Gracias a que todavía el operativo de aniquilamiento de los medios de comunicación independientes no ha concluido en su totalidad, los venezolanos nos hemos enterado de una espantosa masacre ocurrida en la zona de Barlovento, recién ocupada militarmente con el objetivo de proteger tanto a los habitantes de la región como a los viajeros que frecuentan esta vía hacia el oriente del país.
Quienes conocen de estos “operativos” de seguridad en los que intervienen soldados y oficiales de la Fuerza Armada podían apostar, con grandes y lamentables posibilidades de acierto, sobre lo que iba a ocurrir al tomar una medida como esa ya que, para dolor y luto de los venezolanos, la historia de este país nos ha demostrado los graves peligros que se corren al colocar en manos inadecuadas este tipo de operaciones puntuales contra el hampa.
Esta vez la prepotencia y la ceguera de los altos mandos los condujo en vía recta hacia la tragedia que, con igual o mayor daño, ha habíamos presenciado desde décadas atrás con un lamentable saldo de muertos, heridos y desaparecidos. Cambian solo los nombres de las víctimas y de sus deudos, pero permanecen inmutables las razones, o sinrazones, para empeñarse en entregar a los integrantes de las fuerzas armadas tareas para las cuales no están formadas y no le han sido asignadas por la ley.
De manera que al persistir el gobierno y el alto mando en enviar a los miembros de las fuerzas a controlar zonas urbanas, suburbanas o del campo, donde exista una preocupante actividad de grupos del hampa, incurren en una corresponsabilidad ineludible debido a que esa actuación es del todo ilegal y está fuera de su competencia, por lo que pueden ser juzgados por esos actos.
El equívoco de pensar, como ya ha ocurrido en otras épocas y gobiernos, que basta con la presencia numerosa de soldados para “poner suficiente orden” y espantar el peligro, nos es más que una gran ingenuidad y un error imperdonable que nunca ha traído paz ni tranquilidad, sino más tragedias a humildes hogares.
La militarización de la seguridad ciudadana no es la respuesta ni lo será nunca, por la sencilla razón de que la sociedad debe confiar esas responsabilidades a los cuerpos policiales que el Estado está en la obligación de entrenar y dotar de los recursos necesarios para que ejerzan sus funciones y protejan a los ciudadanos. Combatir el hampa común y corriente no es declarar una guerra ni combatir una guerrilla, faltaría menos.

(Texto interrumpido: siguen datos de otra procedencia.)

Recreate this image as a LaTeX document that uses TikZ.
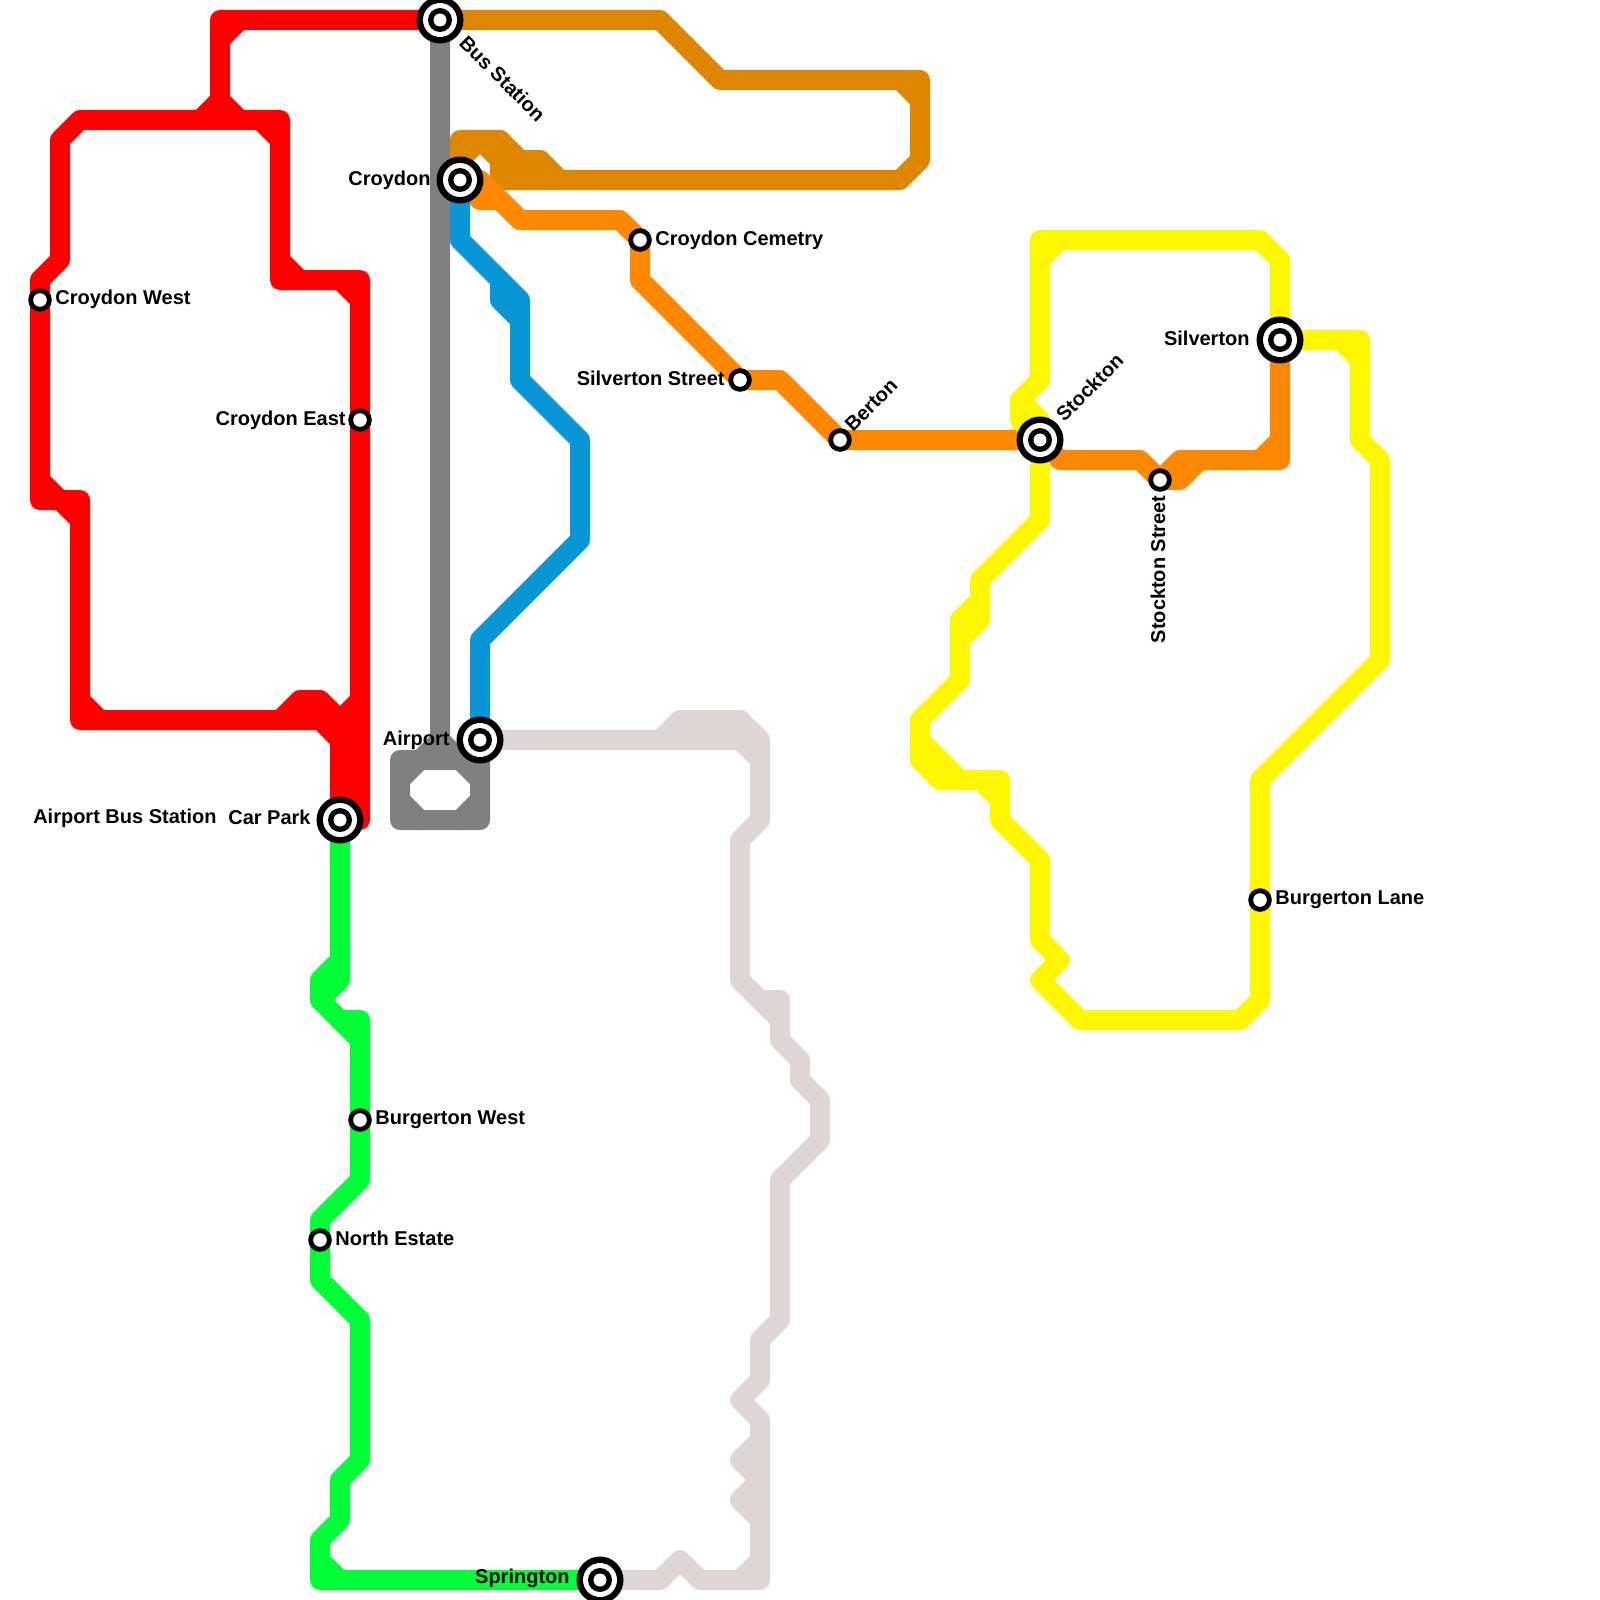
\documentclass[tikz,border=0pt]{standalone}
\usepackage{fontspec}
\setmainfont{Liberation Sans}
\definecolor{cred}{HTML}{FF0000}
\definecolor{cbrown}{HTML}{DF8600}
\definecolor{corange}{HTML}{FF8800}
\definecolor{cblue}{HTML}{0896D7}
\definecolor{cgray}{HTML}{808080}
\definecolor{cyellow}{HTML}{FFF700}
\definecolor{cgreen}{HTML}{00FF37}
\definecolor{clight}{HTML}{E0D5D5}
\tikzset{
  route/.style={line width=10pt,line join=round,line cap=round},
  dot/.style={circle,draw=none,inner sep=0pt,outer sep=0pt,minimum size=#1},
  lab/.style={font=\fontsize{10pt}{12pt}\selectfont\bfseries,inner sep=0pt,text=black},
}
\newcommand{\bigstn}[1]{%
  \node[dot=23.5pt,fill=black] (#1A) at (#1) {};
  \node[dot=17pt,fill=white] (#1B) at (#1) {};
  \node[dot=12pt,fill=black] (#1C) at (#1) {};
  \node[dot=6.5pt,fill=white] (#1D) at (#1) {};}
\newcommand{\smallstn}[1]{%
  \node[dot=11.8pt,fill=black] (#1A) at (#1) {};
  \node[dot=6.8pt,fill=white] (#1B) at (#1) {};}
\begin{document}
\begin{tikzpicture}[x=0.5pt,y=-0.5pt]
\useasboundingbox (0,0) rectangle (1600,1600);
\clip (0,0) rectangle (1600,1600);
\fill[white] (0,0) rectangle (1600,1600);
% station positions
\coordinate (bus) at (440,20);
\coordinate (croydon) at (460,180);
\coordinate (cwest) at (40,300);
\coordinate (ceast) at (360,420);
\coordinate (ccem) at (640,240);
\coordinate (silst) at (740,380);
\coordinate (berton) at (840,440);
\coordinate (stockton) at (1040,440);
\coordinate (silverton) at (1280,340);
\coordinate (stockst) at (1160,480);
\coordinate (burgl) at (1260,900);
\coordinate (airport) at (480,740);
\coordinate (carpark) at (340,820);
\coordinate (burgw) at (360,1120);
\coordinate (north) at (320,1240);
\coordinate (spring) at (600,1580);
% gray
\draw[route,cgray] (bus) -- (440,740) -- (420,760) -- (400,760) -- (400,820) -- (480,820) -- (480,760) -- (airport);
\draw[route,cgray] (420,760) -- (480,760) (400,780) -- (420,760) (400,800) -- (420,820) (460,820) -- (480,800) (460,760) -- (480,780) (440,740) -- (460,760);
% red
\draw[route,cred] (bus) -- (220,20) -- (220,100) -- (200,120) -- (80,120) -- (60,140) -- (60,260) -- (40,280) -- (40,500) -- (80,500) -- (80,720) -- (280,720) -- (300,700) -- (320,700) -- (340,720) -- (carpark);
\draw[route,cred] (220,100) -- (240,120) -- (280,120) -- (280,280) -- (360,280) -- (360,820) -- (carpark);
\draw[route,cred] (240,20) -- (220,40) (200,120) -- (240,120) (260,120) -- (280,140) (280,260) -- (300,280) (340,280) -- (360,300) (40,480) -- (60,500) (60,500) -- (80,520) (80,700) -- (100,720) (280,720) -- (320,720) -- (340,740) (360,700) -- (340,720);
\fill[cred] (330,720) rectangle (370,820);
% brown
\draw[route,cbrown] (bus) -- (660,20) -- (720,80) -- (920,80) -- (920,160) -- (900,180) -- (560,180) -- (540,160) -- (520,160) -- (500,140) -- (460,140) -- (croydon);
\draw[route,cbrown] (900,80) -- (920,100) (460,160) -- (480,140) (480,140) -- (500,160) (500,140) -- (500,180) -- (560,180) (500,160) -- (540,160) (520,160) -- (520,180);
% orange
\draw[route,corange] (croydon) -- (480,200) -- (500,200) -- (520,220) -- (620,220) -- (ccem) -- (640,280) -- (silst) -- (780,380) -- (berton) -- (stockton) -- (1060,460) -- (1140,460) -- (stockst) -- (1180,480) -- (1200,460) -- (1280,460) -- (silverton);
\draw[route,corange] (480,180) -- (520,220) (480,180) -- (480,200) (1160,480) -- (1180,460) -- (1200,460) (1260,460) -- (1280,440);
% blue
\draw[route,cblue] (croydon) -- (460,240) -- (520,300) -- (520,380) -- (580,440) -- (580,540) -- (480,640) -- (airport);
\draw[route,cblue] (500,280) -- (500,300) -- (520,320);
% yellow
\draw[route,cyellow] (stockton) -- (1020,420) -- (1020,400) -- (1040,380) -- (1040,240) -- (1260,240) -- (1280,260) -- (silverton) -- (1360,340) -- (1360,440) -- (1380,460) -- (1380,660) -- (1260,780) -- (burgl) -- (1260,1000) -- (1240,1020) -- (1080,1020) -- (1040,980) -- (1060,960) -- (1040,940) -- (1040,860) -- (1000,820) -- (1000,780) -- (940,780) -- (920,760) -- (920,720) -- (960,680) -- (960,620) -- (980,600) -- (980,580) -- (1040,520) -- (stockton);
\draw[route,cyellow] (1020,400) -- (1040,420) (1040,260) -- (1060,240) (1340,340) -- (1360,360) (980,780) -- (1000,800) (920,740) -- (960,780) (980,620) -- (960,640) (980,600) -- (980,620) (960,640) -- (960,620);
\fill[cyellow] (920,740) -- (960,780) -- (940,780) -- (920,760) -- cycle;
% green
\draw[route,cgreen] (carpark) -- (340,960) -- (320,980) -- (320,1000) -- (340,1020) -- (360,1020) -- (burgw) -- (360,1180) -- (320,1220) -- (320,1280) -- (360,1320) -- (360,1460) -- (340,1480) -- (340,1520) -- (320,1540) -- (320,1580) -- (spring);
\draw[route,cgreen] (340,960) -- (340,980) -- (320,1000) (340,1020) -- (360,1040) (320,1560) -- (340,1580);
% light
\draw[route,clight] (airport) -- (660,740) -- (680,720) -- (740,720) -- (760,740) -- (760,820) -- (740,840) -- (740,980) -- (780,1020) -- (780,1040) -- (800,1060) -- (800,1080) -- (820,1100) -- (820,1140) -- (780,1180) -- (780,1320) -- (760,1340) -- (760,1380) -- (740,1400) -- (760,1420) -- (760,1580) -- (700,1580) -- (680,1560) -- (660,1580) -- (spring);
\draw[route,clight] (660,740) -- (740,740) -- (760,760) (680,720) -- (680,740) (700,720) -- (700,740) (720,720) -- (720,740) (740,720) -- (740,740) (750,730) -- (760,740)
  (760,1000) -- (780,1000) -- (780,1020)
  (760,1440) -- (740,1460) -- (760,1480) -- (740,1500) -- (760,1520) (740,1580) -- (760,1560);
% stations
\bigstn{bus}\bigstn{croydon}\bigstn{stockton}\bigstn{silverton}\bigstn{airport}\bigstn{carpark}\bigstn{spring}
\smallstn{cwest}\smallstn{ceast}\smallstn{ccem}\smallstn{silst}\smallstn{berton}\smallstn{stockst}\smallstn{burgl}\smallstn{burgw}\smallstn{north}
% labels
\node[lab,anchor=west,rotate=-45] (lbus) at (463,39) {Bus Station};
\node[lab,anchor=east] (lcroy) at (431,180) {Croydon};
\node[lab,anchor=west] (lcw) at (55,299) {Croydon West};
\node[lab,anchor=east] (lce) at (346,420) {Croydon East};
\node[lab,anchor=west] (lcc) at (655,240) {Croydon Cemetry};
\node[lab,anchor=east] (lss) at (725,378) {Silverton Street};
\node[lab,anchor=west,rotate=45] (lber) at (848,428) {Berton};
\node[lab,anchor=west,rotate=45] (lsto) at (1059,418) {Stockton};
\node[lab,anchor=east] (lsil) at (1250,338) {Silverton};
\node[lab,anchor=east,rotate=90] (lsts) at (1158,495) {Stockton Street};
\node[lab,anchor=west] (lbl) at (1275,900) {Burgerton Lane};
\node[lab,anchor=east] (lair) at (450,740) {Airport};
\node[lab,anchor=east] (lcar) at (311,817) {Car Park};
\node[lab,anchor=east] (labs) at (217,818) {Airport Bus Station};
\node[lab,anchor=west] (lbw) at (375,1120) {Burgerton West};
\node[lab,anchor=west] (lne) at (335,1238) {North Estate};
\node[lab,anchor=east] (lspr) at (570,1578) {Springton};
\end{tikzpicture}
\end{document}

De allí que era fácilmente predecible que esos arrebatos del oficialismo de usar la fuerza militar por un simple “quítame allá estas pajas” traerían consigo matanzas, torturas y desaparecidos que, desde luego, son consustanciales con el uso de soldados y el empleo de armamento militar para capturar o matar a ladrones de carreteras.
No olvidemos la matanza de El Amparo, donde fueron fusilados unos pescadores que, aún en el caso de que fueran delincuentes, debían ser apresados y juzgados por un tribunal. Los militares se resisten a entender que la fuerza y la violencia nada tienen que ver con la justicia y que a ellos, más allá de cualquier duda, les corresponden tareas muy diferentes a las de apresar bandas de malhechores. Para eso están entrenadas y armadas las policías.